Give a verbatim copy of the lines below, minus the pictures.
......
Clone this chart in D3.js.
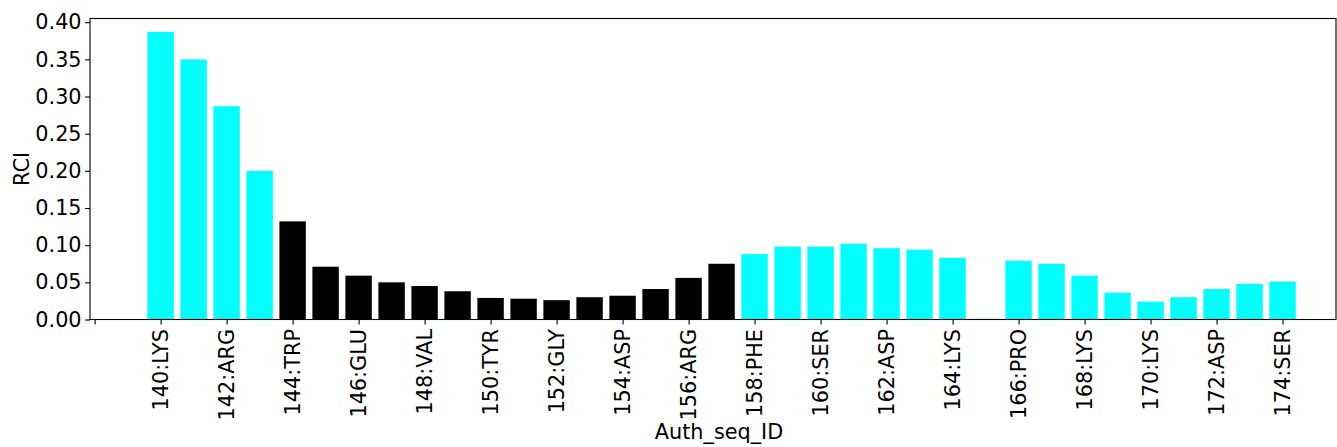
<!DOCTYPE html>
<html>
<head>
<meta charset="utf-8">
<script src="https://cdn.jsdelivr.net/npm/d3@7"></script>
<style>
  body { margin: 0; background: #fff; }
  svg { display: block; font-family: "DejaVu Sans", sans-serif; }
</style>
</head>
<body>
<div id="chart"></div>
<script>
// residue numbers and RCI values
const residues = [140, 141, 142, 143, 144, 145, 146, 147, 148, 149, 150, 151, 152, 153, 154, 155, 156,
                  157, 158, 159, 160, 161, 162, 163, 164, 165, 166, 167, 168, 169, 170, 171, 172, 173, 174];
const rci = [0.387, 0.350, 0.287, 0.200, 0.132, 0.071, 0.059, 0.050, 0.045, 0.038, 0.029, 0.028, 0.026,
             0.030, 0.032, 0.041, 0.056, 0.075, 0.088, 0.098, 0.098, 0.102, 0.096, 0.094, 0.083, 0.001,
             0.079, 0.075, 0.059, 0.036, 0.024, 0.030, 0.041, 0.048, 0.051];
// black = middle stretch, cyan elsewhere
const highlighted = [144, 145, 146, 147, 148, 149, 150, 151, 152, 153, 154, 155, 156, 157];

// x ticks every two residues, first one blank
const tickValues = [138, 140, 142, 144, 146, 148, 150, 152, 154, 156, 158, 160, 162, 164, 166, 168, 170, 172, 174];
const tickLabels = ["", "140:LYS", "142:ARG", "144:TRP", "146:GLU", "148:VAL", "150:TYR", "152:GLY", "154:ASP",
                    "156:ARG", "158:PHE", "160:SER", "162:ASP", "164:LYS", "166:PRO", "168:LYS", "170:LYS",
                    "172:ASP", "174:SER"];
const yTicks = [0, 0.05, 0.10, 0.15, 0.20, 0.25, 0.30, 0.35, 0.40];

const width = 1337, height = 447;
const margin = {top: 18.5, right: 1, bottom: 127.5, left: 90};
const fontSize = 20.8;

const svg = d3.select("#chart").append("svg")
    .attr("width", width)
    .attr("height", height);

const x = d3.scaleLinear()
    .domain([137.86, 175.62])
    .range([margin.left, width - margin.right]);

const y = d3.scaleLinear()
    .domain([0, 0.405])
    .range([height - margin.bottom, margin.top]);

const barW = x(140.4) - x(139.6);

// bars
svg.append("g")
  .selectAll("rect")
  .data(residues.map((r, i) => ({res: r, val: rci[i]})))
  .join("rect")
    .attr("x", d => x(d.res) - barW / 2)
    .attr("width", barW)
    .attr("y", d => y(d.val))
    .attr("height", d => y(0) - y(d.val))
    .attr("fill", d => highlighted.includes(d.res) ? "#000000" : "#00ffff");

// x axis
const xAxis = svg.append("g")
    .attr("transform", `translate(0,${y(0)})`)
    .call(d3.axisBottom(x)
        .tickValues(tickValues)
        .tickFormat((d, i) => tickLabels[i])
        .tickSize(4.9)
        .tickPadding(5));
xAxis.select(".domain").remove();
xAxis.selectAll("line").attr("stroke", "#000").attr("stroke-width", 1.1);
xAxis.selectAll("text")
    .attr("font-size", fontSize)
    .attr("font-family", "DejaVu Sans")
    .attr("fill", "#000")
    .attr("text-anchor", "end")
    .attr("dy", null)
    .attr("y", null)
    .attr("dominant-baseline", "central")
    .attr("transform", "translate(0,9.5) rotate(-90)");

// y axis
const yAxis = svg.append("g")
    .attr("transform", `translate(${margin.left},0)`)
    .call(d3.axisLeft(y)
        .tickValues(yTicks)
        .tickFormat(d3.format(".2f"))
        .tickSize(4.9)
        .tickPadding(3.5));
yAxis.select(".domain").remove();
yAxis.selectAll("line").attr("stroke", "#000").attr("stroke-width", 1.1);
yAxis.selectAll("text")
    .attr("font-size", fontSize)
    .attr("font-family", "DejaVu Sans")
    .attr("fill", "#000");

// frame
svg.append("rect")
    .attr("x", margin.left)
    .attr("y", margin.top)
    .attr("width", width - margin.right - margin.left)
    .attr("height", y(0) - margin.top)
    .attr("fill", "none")
    .attr("stroke", "#000")
    .attr("stroke-width", 1.1);

// axis titles
svg.append("text")
    .attr("x", (margin.left + width - margin.right) / 2 + 6)
    .attr("y", 439)
    .attr("text-anchor", "middle")
    .attr("font-size", fontSize)
    .text("Auth_seq_ID");

svg.append("text")
    .attr("transform", `translate(28.5,${(margin.top + y(0)) / 2}) rotate(-90)`)
    .attr("text-anchor", "middle")
    .attr("font-size", fontSize)
    .text("RCI");
</script>
</body>
</html>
......
_PROBLEM SOLUTION_
Clone this chart in D3.js.
<!DOCTYPE html>
<html>
<head>
<meta charset="utf-8">
<script src="https://cdn.jsdelivr.net/npm/d3@7"></script>
<style>
  body { margin: 0; background: #fff; }
  svg { display: block; font-family: "DejaVu Sans", sans-serif; }
</style>
</head>
<body>
<div id="chart"></div>
<script>
// residue numbers and RCI values
const residues = [140, 141, 142, 143, 144, 145, 146, 147, 148, 149, 150, 151, 152, 153, 154, 155, 156,
                  157, 158, 159, 160, 161, 162, 163, 164, 165, 166, 167, 168, 169, 170, 171, 172, 173, 174];
const rci = [0.387, 0.350, 0.287, 0.200, 0.132, 0.071, 0.059, 0.050, 0.045, 0.038, 0.029, 0.028, 0.026,
             0.030, 0.032, 0.041, 0.056, 0.075, 0.088, 0.098, 0.098, 0.102, 0.096, 0.094, 0.083, 0.001,
             0.079, 0.075, 0.059, 0.036, 0.024, 0.030, 0.041, 0.048, 0.051];
// black = middle stretch, cyan elsewhere
const highlighted = [144, 145, 146, 147, 148, 149, 150, 151, 152, 153, 154, 155, 156, 157];

// x ticks every two residues, first one blank
const tickValues = [138, 140, 142, 144, 146, 148, 150, 152, 154, 156, 158, 160, 162, 164, 166, 168, 170, 172, 174];
const tickLabels = ["", "140:LYS", "142:ARG", "144:TRP", "146:GLU", "148:VAL", "150:TYR", "152:GLY", "154:ASP",
                    "156:ARG", "158:PHE", "160:SER", "162:ASP", "164:LYS", "166:PRO", "168:LYS", "170:LYS",
                    "172:ASP", "174:SER"];
const yTicks = [0, 0.05, 0.10, 0.15, 0.20, 0.25, 0.30, 0.35, 0.40];

const width = 1337, height = 447;
const margin = {top: 18.5, right: 1, bottom: 127.5, left: 90};
const fontSize = 20.8;

const svg = d3.select("#chart").append("svg")
    .attr("width", width)
    .attr("height", height);

const x = d3.scaleLinear()
    .domain([137.86, 175.62])
    .range([margin.left, width - margin.right]);

const y = d3.scaleLinear()
    .domain([0, 0.405])
    .range([height - margin.bottom, margin.top]);

const barW = x(140.4) - x(139.6);

// bars
svg.append("g")
  .selectAll("rect")
  .data(residues.map((r, i) => ({res: r, val: rci[i]})))
  .join("rect")
    .attr("x", d => x(d.res) - barW / 2)
    .attr("width", barW)
    .attr("y", d => y(d.val))
    .attr("height", d => y(0) - y(d.val))
    .attr("fill", d => highlighted.includes(d.res) ? "#000000" : "#00ffff");

// x axis
const xAxis = svg.append("g")
    .attr("transform", `translate(0,${y(0)})`)
    .call(d3.axisBottom(x)
        .tickValues(tickValues)
        .tickFormat((d, i) => tickLabels[i])
        .tickSize(4.9)
        .tickPadding(5));
xAxis.select(".domain").remove();
xAxis.selectAll("line").attr("stroke", "#000").attr("stroke-width", 1.1);
xAxis.selectAll("text")
    .attr("font-size", fontSize)
    .attr("font-family", "DejaVu Sans")
    .attr("fill", "#000")
    .attr("text-anchor", "end")
    .attr("dy", null)
    .attr("y", null)
    .attr("dominant-baseline", "central")
    .attr("transform", "translate(0,9.5) rotate(-90)");

// y axis
const yAxis = svg.append("g")
    .attr("transform", `translate(${margin.left},0)`)
    .call(d3.axisLeft(y)
        .tickValues(yTicks)
        .tickFormat(d3.format(".2f"))
        .tickSize(4.9)
        .tickPadding(3.5));
yAxis.select(".domain").remove();
yAxis.selectAll("line").attr("stroke", "#000").attr("stroke-width", 1.1);
yAxis.selectAll("text")
    .attr("font-size", fontSize)
    .attr("font-family", "DejaVu Sans")
    .attr("fill", "#000");

// frame
svg.append("rect")
    .attr("x", margin.left)
    .attr("y", margin.top)
    .attr("width", width - margin.right - margin.left)
    .attr("height", y(0) - margin.top)
    .attr("fill", "none")
    .attr("stroke", "#000")
    .attr("stroke-width", 1.1);

// axis titles
svg.append("text")
    .attr("x", (margin.left + width - margin.right) / 2 + 6)
    .attr("y", 439)
    .attr("text-anchor", "middle")
    .attr("font-size", fontSize)
    .text("Auth_seq_ID");

svg.append("text")
    .attr("transform", `translate(28.5,${(margin.top + y(0)) / 2}) rotate(-90)`)
    .attr("text-anchor", "middle")
    .attr("font-size", fontSize)
    .text("RCI");
</script>
</body>
</html>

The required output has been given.